Why women leaders perform badly in presidential elections

Edith Nawakwi launches FDD 2015 Presidential campaign

Times of Zambia by Hildah Lumba

IS Zambia ready for a woman president?
From the look of things, it is clear that the sexist society that Zambia is, is not yet prepared to change the male dominance of presidency going by the paltry votes the only female candidate Edith Nawakwi is recording in this year’s presidential race.
This is despite the fact that the Non-Government Organisation Coordinating Council (NGOCC) recently called on women to support Edith Nawakwi whom the council argued was highly committed to promoting national and local policies that addressed the socio-economic and political challenges facing women, children and disadvantaged groups.
Why is it that women who play an important role in politics by supporting male candidates have confined themselves to playing the second fiddle of dancing and singing for male politicians? Who is to blame for this bigotry?
When one thinks of a leader of Ms Nawakwi’s stature, the woman who has been on the turbulent political scene since July 20, 1990 when she joined the Movement for Multiparty Democracy (MMD), it is difficult to understand why she has been underperforming politically.

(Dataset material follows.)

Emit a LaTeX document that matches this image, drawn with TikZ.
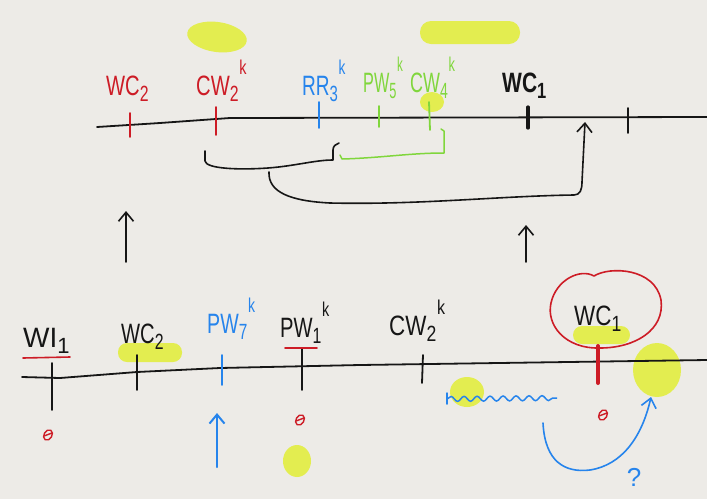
\documentclass[tikz,border=0pt]{standalone}
\usepackage{fontspec}
\usepackage{graphicx}
\setmainfont{Liberation Sans}
\usetikzlibrary{arrows.meta,decorations.pathmorphing}
\definecolor{paper}{RGB}{237,235,231}
\definecolor{ink}{RGB}{22,22,22}
\definecolor{penred}{RGB}{205,28,38}
\definecolor{penblue}{RGB}{38,132,236}
\definecolor{pengreen}{RGB}{128,214,60}
\definecolor{hilite}{RGB}{226,238,64}
\newcommand{\lbl}[4][0.72]{\scalebox{#1}[1]{#2\raisebox{-6pt}{\fontsize{22}{22}\selectfont #3}\raisebox{21pt}{\fontsize{20}{20}\selectfont\hspace{1pt}#4}}}
\begin{document}
\begin{tikzpicture}[x=1pt,y=-1pt,
  lab/.style={inner sep=0pt, anchor=base west, font=\fontsize{28}{30}\selectfont},
  axis/.style={line width=1.8pt, draw=ink, line join=round, line cap=round},
  tk/.style={line width=1.8pt, line cap=round},
  hl/.style={fill=hilite, draw=none, opacity=0.9},
  arr/.style={line width=1.6pt, line cap=round, line join=round, -{Straight Barb[length=9pt,width=15pt]}},
  mark8/.style={draw=penred, line width=1.4pt}
  ]
\fill[paper] (0,0) rectangle (707,499);
\useasboundingbox (0,0) rectangle (707,499);

% highlights
\fill[hl, rotate around={-8:(217,37)}] (217,37) ellipse [x radius=30, y radius=15];
\fill[hl, rounded corners=11pt] (420,21) rectangle (520,44);
\fill[hl] (432,102) ellipse [x radius=12, y radius=10];
\fill[hl, rounded corners=9pt] (118,343) rectangle (182,362);
\fill[hl] (297,461) ellipse [x radius=14, y radius=16];
\fill[hl] (467,392) ellipse [x radius=17, y radius=15];
\fill[hl, rounded corners=9pt] (573,326) rectangle (630,344);
\fill[hl] (657,370) ellipse [x radius=24, y radius=27];

% top timeline
\draw[axis] (97,127) -- (160,123) -- (230,118) -- (707,117);
\draw[tk, penred] (130,113) -- (130,137);
\draw[tk, penred] (216,107) -- (216,135);
\draw[tk, penblue] (319,102) -- (319,128);
\draw[tk, pengreen] (379,106) -- (379,127);
\draw[tk, pengreen] (429,102) -- (430,130);
\draw[tk, ink, line width=3.2pt] (528,107) -- (528,128);
\draw[tk, ink] (628,108) -- (628,133);

\node[lab, penred] (wc2t) at (106,95) {\lbl{WC}{2}{}};
\node[lab, penred] (cw2t) at (196,95) {\lbl{CW}{2}{k}};
\node[lab, penblue] (rr3t) at (302,95) {\lbl[0.68]{RR}{3}{k}};
\node[lab, pengreen] (pw5t) at (363,92) {\lbl[0.58]{PW}{5}{k}};
\node[lab, pengreen] (cw4t) at (410,92) {\lbl[0.64]{CW}{4}{k}};
\node[lab, ink] (wc1t) at (502,92) {\bfseries\lbl[0.75]{WC}{1}{}};

% brackets
\coordinate (b1s) at (205,151);
\coordinate (b1e) at (339,143);
\draw[ink, line width=1.6pt, line cap=round, line join=round]
  (b1s) -- (205,161) .. controls (206,169) and (240,170) .. (268,168)
  .. controls (295,166) and (315,160) .. (333,160) -- (333,150) .. controls (333,146) and (336,144) .. (b1e);
\coordinate (g1s) at (340,155);
\coordinate (g1e) at (441,129);
\draw[pengreen, line width=1.5pt, line cap=round, line join=round]
  (g1s) -- (342,159) .. controls (380,158) and (410,153) .. (444,153) -- (444,131) -- (g1e);
\coordinate (b2s) at (269,172);
\coordinate (b2e) at (585,122);
\draw[arr, ink]
  (b2s) .. controls (268,192) and (290,201) .. (330,203)
  .. controls (420,205) and (500,196) .. (574,195)
  .. controls (580,195) and (582,190) .. (582,182) -- (b2e);

% up arrows between timelines
\coordinate (ua1s) at (126,262); \coordinate (ua1e) at (126,211);
\coordinate (ua2s) at (526,262); \coordinate (ua2e) at (526,225);
\draw[arr, ink] (ua1s) -- (ua1e);
\draw[arr, ink] (ua2s) -- (ua2e);

% bottom timeline
\draw[axis] (22,377) -- (60,378) -- (137,372) -- (220,368) -- (360,365) -- (707,360);
\draw[tk, ink] (52,363) -- (52,410);
\draw[tk, ink] (137,355) -- (137,390);
\draw[tk, penblue] (222,355) -- (222,385);
\draw[tk, ink] (302,348) -- (302,390);
\draw[tk, ink] (423,355) -- (422,383);
\draw[tk, penred, line width=4pt] (598,346) -- (598,383);

\draw[penred, line width=1.6pt, line cap=round] (23,358) -- (70,357);
\draw[penred, line width=1.6pt, line cap=round] (285,348) -- (317,348);

\node[lab, ink] (wi1b) at (23,347) {\lbl[1.0]{WI}{1}{}};
\node[lab, ink] (wc2b) at (121,343) {\lbl{WC}{2}{}};
\node[lab, penblue] (pw7b) at (207,333) {\lbl[0.7]{PW}{7}{k}};
\node[lab, ink] (pw1b) at (280,337) {\lbl[0.72]{PW}{1}{k}};
\node[lab, ink] (cw2b) at (389,335) {\lbl[0.8]{CW}{2}{k}};
\node[lab, ink] (wc1b) at (574,325) {\lbl[0.8]{WC}{1}{}};

% red circle around WC1
\draw[penred, line width=1.6pt, line join=round]
  (600,348) .. controls (565,349) and (546,325) .. (551,303)
  .. controls (556,280) and (580,268) .. (594,276)
  .. controls (610,266) and (655,268) .. (661,300)
  .. controls (665,330) and (635,348) .. (600,348);

% red marks
\draw[mark8, rotate around={-30:(48,435)}] (48,435) ellipse [x radius=4, y radius=5.5];
\draw[mark8] (44,436) -- (52,433);
\draw[mark8, rotate around={-30:(300,420)}] (300,420) ellipse [x radius=4, y radius=5.5];
\draw[mark8] (296,421) -- (304,418);
\draw[mark8, rotate around={-30:(603,415)}] (603,415) ellipse [x radius=4, y radius=5.5];
\draw[mark8] (599,416) -- (607,413);

% blue marks
\coordinate (bas) at (217,467); \coordinate (bae) at (217,413);
\draw[arr, penblue, line width=2pt] (bas) -- (bae);
\draw[penblue, line width=1.5pt, line cap=round] (447,393) -- (447,404);
\draw[penblue, line width=1.5pt, decorate, decoration={snake, segment length=13pt, amplitude=2.5pt}] (447,399) -- (557,398);
\coordinate (cas) at (543,423); \coordinate (cae) at (651,397);
\draw[arr, penblue] (cas) .. controls (545,462) and (565,473) .. (590,470)
  .. controls (622,465) and (642,437) .. (cae);
\node[inner sep=0pt, penblue, font=\fontsize{26}{28}\selectfont] (qm) at (634,477) {?};
\end{tikzpicture}
\end{document}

The former University of Zambia student who cut her teeth politically in the MMD held several political positions of deputy minister of Energy, minister of Agriculture, Food & Fisheries and finally occupied the plum job of Finance minister.

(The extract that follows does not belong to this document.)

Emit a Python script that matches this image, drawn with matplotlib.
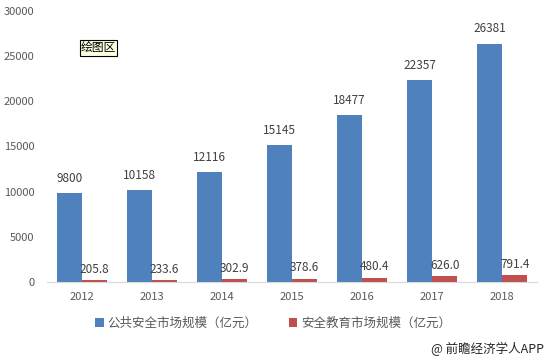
import matplotlib
matplotlib.use('Agg')
import matplotlib.pyplot as plt
import numpy as np

plt.rcParams['font.family'] = ['Noto Sans CJK SC', 'DejaVu Sans']

years = ['2012', '2013', '2014', '2015', '2016', '2017', '2018']
public_safety = [9800, 10158, 12116, 15145, 18477, 22357, 26381]
safety_edu = [205.8, 233.6, 302.9, 378.6, 480.4, 626.0, 791.4]
public_labels = ['9800', '10158', '12116', '15145', '18477', '22357', '26381']
edu_labels = ['205.8', '233.6', '302.9', '378.6', '480.4', '626.0', '791.4']
y_ticks = [0, 5000, 10000, 15000, 20000, 25000, 30000]

blue = '#4F81BD'
red = '#C0504D'
text_color = '#595959'

fig = plt.figure(figsize=(5.46, 3.61), dpi=100)
ax = fig.add_axes([0.086, 0.219, 0.898, 0.751])

x = np.arange(len(years))
w = 0.357
bars1 = ax.bar(x - w / 2, public_safety, w, color=blue, label='公共安全市场规模（亿元）')
bars2 = ax.bar(x + w / 2, safety_edu, w, color=red, label='安全教育市场规模（亿元）')

for bar, lab in zip(bars1, public_labels):
    ax.annotate(lab, (bar.get_x() + bar.get_width() / 2, bar.get_height()),
                xytext=(0, 6), textcoords='offset points', ha='center', va='bottom',
                fontsize=8.5, color='#404040')
for bar, lab in zip(bars2, edu_labels):
    ax.annotate(lab, (bar.get_x() + bar.get_width() / 2, bar.get_height()),
                xytext=(0, 3), textcoords='offset points', ha='center', va='bottom',
                fontsize=8.5, color='#404040')

ax.set_xlim(-0.5, len(years) - 0.5)
ax.set_ylim(0, 30000)
ax.set_yticks(y_ticks)
ax.set_yticklabels([str(t) for t in y_ticks], fontsize=8, color=text_color)
ax.set_xticks(x)
ax.set_xticklabels(years, fontsize=8, color=text_color)
ax.tick_params(axis='both', length=0, pad=7)
ax.tick_params(axis='y', pad=9)
for s in ['top', 'right', 'left']:
    ax.spines[s].set_visible(False)
ax.spines['bottom'].set_color('#D9D9D9')

ax.text(0.069, 0.863, '绘图区', transform=ax.transAxes, fontsize=8.5, color='black', va='center',
        bbox=dict(boxstyle='square,pad=0.1', facecolor='#FFFFE1', edgecolor='black', linewidth=0.8))

fig.legend(handles=[bars1, bars2], loc='center', bbox_to_anchor=(0.5, 0.105), ncol=2,
           frameon=False, fontsize=9, labelcolor=text_color, handlelength=0.7,
           handleheight=0.7, handletextpad=0.3, columnspacing=2.5)

fig.text(0.997, 0.033, '@ 前瞻经济学人APP', ha='right', va='center', fontsize=9, color='#262626')

fig.savefig('out.png', dpi=100)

In 2001, Ms Nawakwi with 19 others were fired from the MMD after rejecting Frederick Chiluba’s bid to go for a third-term of office as president. They formed the Forum for Democracy and Development (FDD) in which she emerged vice-president.
In 2005, the FDD chose her as the party leader, a platform that made her attempt to become the first female president of Zambia in presidential elections the following year.
By this time the Beinjing Conference had already rooted to conscietise women on their rights, including voting for female candidates to high political offices.
How then can one explain why Ms Nawakwi has been performing poorly since she started standing for presidential office considering that Zambian women represent 60 per cent of the electorate?
One can liken Ms Nawakwi’s ill performance to that of another high-profile female presidential candidate, the late Gwendoline Chomba Konie who studied for a doctorate in Sociology at the University of Warwick and entered politics when she was nominated to Zambia’s Legislative Council in 1962, two years before independence.
In independent Zambia, Ms Konie held diplomatic posts of Zambia’s permanent representative to the United Nations and ambassador to the Federal Republic of Germany before forming her own party, the Social Democratic Party (SDP).
Till her death in March 2008, Ms Konie continued championing women’s rights in a country that is not ready to change the status quo concerning women’s rights. Yet like Ms Nawakwi, she ill-fated politically with her presidential bids bearing no fruition.
Considering their numerical advantage over men, there is no plausible explanation for the female candidates’ poor performance in presidential elections other than a lack of support for each other.
Kelly Valen’s The Twisted Sisterhood published in the UK recently revealed that women universally were their own enemies when her survey disclosed that almost 90 per cent of the 3,000-plus women who took part in her survey frequently felt “currents of meanness and negativity emanating from other females.”
Almost 85 per cent of those who took part in the 50-question survey admitted having suffered serious, life-altering knocks at the hands of other women.
The women reported that many of their female friendships had an “intense, sinister underbelly” characterised by “intra-female incivility” and insidious, “gratuitous negativity”. More than 75 per cent had been hurt by the jealousy and competition of a friend.
It is not surprising then that a big continent like Africa has only had three female heads of State – Catherine Samba-Panza of the Central African Republic, Liberian President Ellen Johnson-Sirleaf and the former Malawian president Joyce Banda.